====== COLLECTED MATERIAL

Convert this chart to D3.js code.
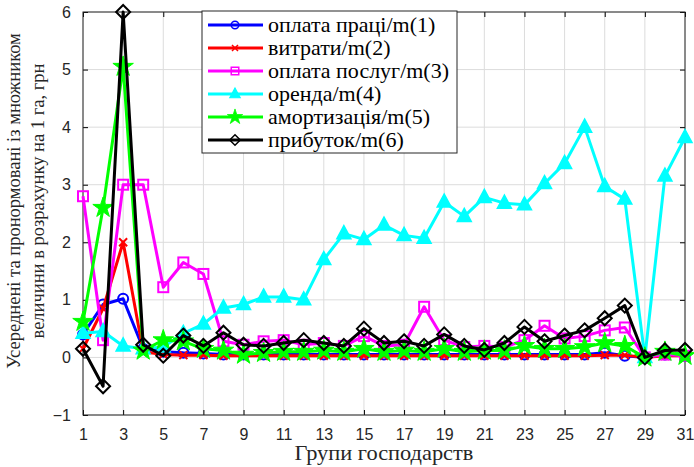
<!DOCTYPE html>
<html>
<head>
<meta charset="utf-8">
<script src="https://cdn.jsdelivr.net/npm/d3@7"></script>
<style>
  body { margin: 0; background: #fff; }
  svg { display: block; }
  .serif { font-family: "Liberation Serif", "DejaVu Serif", "Times New Roman", serif; }
  .sans { font-family: "Liberation Sans", Arial, sans-serif; }
</style>
</head>
<body>
<div id="chart"></div>
<script>
const groups = d3.range(1, 32);
const xTicks = d3.range(1, 32, 2);
const yTicks = [-1, 0, 1, 2, 3, 4, 5, 6];

const labour = [0.4, 0.92, 1.02, 0.15, 0.1, 0.08, 0.07, 0.05, 0.05, 0.05, 0.05, 0.05, 0.05, 0.05, 0.05, 0.05, 0.05, 0.05, 0.05, 0.05, 0.05, 0.05, 0.05, 0.05, 0.05, 0.05, 0.08, 0.03, 0, 0.05, 0.03];
const costs = [0.15, 0.85, 2.0, 0.1, 0.05, 0.04, 0.04, 0.03, 0.03, 0.03, 0.03, 0.03, 0.03, 0.03, 0.03, 0.03, 0.03, 0.03, 0.03, 0.03, 0.03, 0.03, 0.03, 0.03, 0.03, 0.03, 0.04, 0.04, 0, 0.03, 0.03];
const services = [2.8, 0.3, 3.0, 3.0, 1.22, 1.65, 1.45, 0.28, 0.22, 0.28, 0.3, 0.22, 0.25, 0.2, 0.37, 0.2, 0.22, 0.88, 0.3, 0.18, 0.2, 0.18, 0.3, 0.55, 0.33, 0.37, 0.47, 0.52, 0, 0.05, 0.03];
const rent = [0.42, 0.45, 0.2, 0.15, 0.18, 0.42, 0.58, 0.86, 0.92, 1.05, 1.05, 1.0, 1.7, 2.15, 2.05, 2.3, 2.12, 2.07, 2.7, 2.45, 2.78, 2.68, 2.65, 3.02, 3.37, 4.0, 2.97, 2.75, 0, 3.15, 3.82];
const deprec = [0.62, 2.6, 5.05, 0.12, 0.3, 0.28, 0.15, 0.12, 0.05, 0.08, 0.1, 0.1, 0.12, 0.1, 0.15, 0.1, 0.12, 0.1, 0.15, 0.1, 0.12, 0.12, 0.2, 0.15, 0.15, 0.18, 0.25, 0.2, 0, 0.1, 0.03];
const profit = [0.15, -0.5, 6.0, 0.22, 0.03, 0.38, 0.2, 0.43, 0.22, 0.2, 0.25, 0.3, 0.25, 0.2, 0.5, 0.25, 0.28, 0.2, 0.4, 0.2, 0.13, 0.25, 0.53, 0.28, 0.38, 0.47, 0.68, 0.9, 0, 0.12, 0.13];

const seriesNames = ["оплата праці/m(1)", "витрати/m(2)", "оплата послуг/m(3)", "оренда/m(4)", "амортизація/m(5)", "прибуток/m(6)"];

const series = [
  { name: seriesNames[0], values: labour, color: "#0000ff", marker: "circle" },
  { name: seriesNames[1], values: costs, color: "#ff0000", marker: "x" },
  { name: seriesNames[2], values: services, color: "#ff00ff", marker: "square" },
  { name: seriesNames[3], values: rent, color: "#00ffff", marker: "triangle" },
  { name: seriesNames[4], values: deprec, color: "#00ff00", marker: "star" },
  { name: seriesNames[5], values: profit, color: "#000000", marker: "diamond" }
];

const W = 694, H = 467;
const margin = { top: 12, right: 9, bottom: 52, left: 83 };
const width = W - margin.left - margin.right,
      height = H - margin.top - margin.bottom;

const svg = d3.select("#chart").append("svg")
  .attr("width", W).attr("height", H);
const g = svg.append("g").attr("transform", `translate(${margin.left},${margin.top})`);

const x = d3.scaleLinear().domain([1, 31]).range([0, width]);
const y = d3.scaleLinear().domain([-1, 6]).range([height, 0]);

// grid
g.append("g").selectAll("line").data(xTicks).join("line")
  .attr("x1", d => x(d)).attr("x2", d => x(d))
  .attr("y1", 0).attr("y2", height)
  .attr("stroke", "#dcdcdc").attr("stroke-width", 1);
g.append("g").selectAll("line").data(yTicks).join("line")
  .attr("x1", 0).attr("x2", width)
  .attr("y1", d => y(d)).attr("y2", d => y(d))
  .attr("stroke", "#dcdcdc").attr("stroke-width", 1);

// axes
const tickFont = a => a.attr("font-family", null).attr("font-size", null)
  .attr("class", "sans").style("font-size", "16px")
  .selectAll("text").attr("fill", "#262626");

g.append("g").attr("transform", `translate(0,${height})`)
  .call(d3.axisBottom(x).tickValues(xTicks).tickFormat(d3.format("d")).tickSizeInner(-5).tickSizeOuter(0).tickPadding(14))
  .call(tickFont)
  .call(a => a.select(".domain").remove());
g.append("g")
  .call(d3.axisLeft(y).tickValues(yTicks).tickFormat(d3.format("d")).tickSizeInner(-5).tickSizeOuter(0).tickPadding(12))
  .call(tickFont)
  .call(a => a.select(".domain").remove());
g.append("g")
  .call(d3.axisTop(x).tickValues(xTicks).tickFormat("").tickSizeInner(-5).tickSizeOuter(0))
  .call(a => a.select(".domain").remove());
g.append("g").attr("transform", `translate(${width},0)`)
  .call(d3.axisRight(y).tickValues(yTicks).tickFormat("").tickSizeInner(-5).tickSizeOuter(0))
  .call(a => a.select(".domain").remove());

g.append("rect").attr("width", width).attr("height", height)
  .attr("fill", "none").attr("stroke", "#262626").attr("stroke-width", 1);

// markers
function drawMarker(sel, type, color) {
  if (type === "circle") {
    sel.append("circle").attr("r", 5).attr("fill", "none").attr("stroke", color).attr("stroke-width", 2);
  } else if (type === "x") {
    sel.append("path").attr("d", "M-4,-4L4,4M-4,4L4,-4").attr("stroke", color).attr("stroke-width", 2);
  } else if (type === "square") {
    sel.append("rect").attr("x", -5).attr("y", -5).attr("width", 10).attr("height", 10)
      .attr("fill", "none").attr("stroke", color).attr("stroke-width", 2);
  } else if (type === "triangle") {
    sel.append("path").attr("d", "M0,-8L7,5L-7,5Z").attr("fill", color).attr("stroke", color).attr("stroke-width", 1.5);
  } else if (type === "star") {
    sel.append("path").attr("d", d3.symbol(d3.symbolStar, 130)()).attr("fill", color).attr("stroke", color).attr("stroke-width", 1);
  } else if (type === "diamond") {
    sel.append("path").attr("d", "M0,-7L7,0L0,7L-7,0Z").attr("fill", "none").attr("stroke", color).attr("stroke-width", 2);
  }
}

const line = d3.line().x((d, i) => x(groups[i])).y(d => y(d));

series.forEach(s => {
  const sg = g.append("g");
  sg.append("path").datum(s.values).attr("d", line)
    .attr("fill", "none").attr("stroke", s.color).attr("stroke-width", 3)
    .attr("stroke-linejoin", "round");
  sg.selectAll("g.m").data(s.values).join("g").attr("class", "m")
    .attr("transform", (d, i) => `translate(${x(groups[i])},${y(d)})`)
    .each(function() { drawMarker(d3.select(this), s.marker, s.color); });
});

// legend
const lg = svg.append("g").attr("transform", "translate(202,11)");
lg.append("rect").attr("width", 255).attr("height", 142)
  .attr("fill", "#fff").attr("stroke", "#262626").attr("stroke-width", 1);
series.forEach((s, i) => {
  const row = lg.append("g").attr("transform", `translate(0,${14 + i * 23})`);
  row.append("line").attr("x1", 6).attr("x2", 61).attr("y1", 0).attr("y2", 0)
    .attr("stroke", s.color).attr("stroke-width", 3);
  drawMarker(row.append("g").attr("transform", "translate(33,0) scale(0.75)"), s.marker, s.color);
  row.append("text").attr("class", "serif")
    .attr("transform", "translate(66,6.5) scale(1.1,1)")
    .style("font-size", "20px").attr("fill", "#000").text(s.name);
});

// axis titles
svg.append("text").attr("class", "serif")
  .attr("transform", `translate(${margin.left + width / 2},460) scale(1.12,1)`)
  .attr("text-anchor", "middle")
  .style("font-size", "20px").attr("fill", "#262626")
  .text("Групи господарств");

const yl = svg.append("text").attr("class", "serif")
  .attr("transform", "translate(0,201) rotate(-90)")
  .attr("text-anchor", "middle")
  .style("font-size", "18.5px").attr("fill", "#262626");
yl.append("tspan").attr("x", 0).attr("y", 20).text("Усереднені та пронормовані із множником");
yl.append("tspan").attr("x", 0).attr("y", 44).text("величини в розрахунку на 1 га, грн");
</script>
</body>
</html>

============

__SET EXERCISE__:
From the data above, gather every line that includes the word "chart".

__ANSWER TO THE PROBLEM__:
Convert this chart to D3.js code.
<div id="chart"></div>
const svg = d3.select("#chart").append("svg")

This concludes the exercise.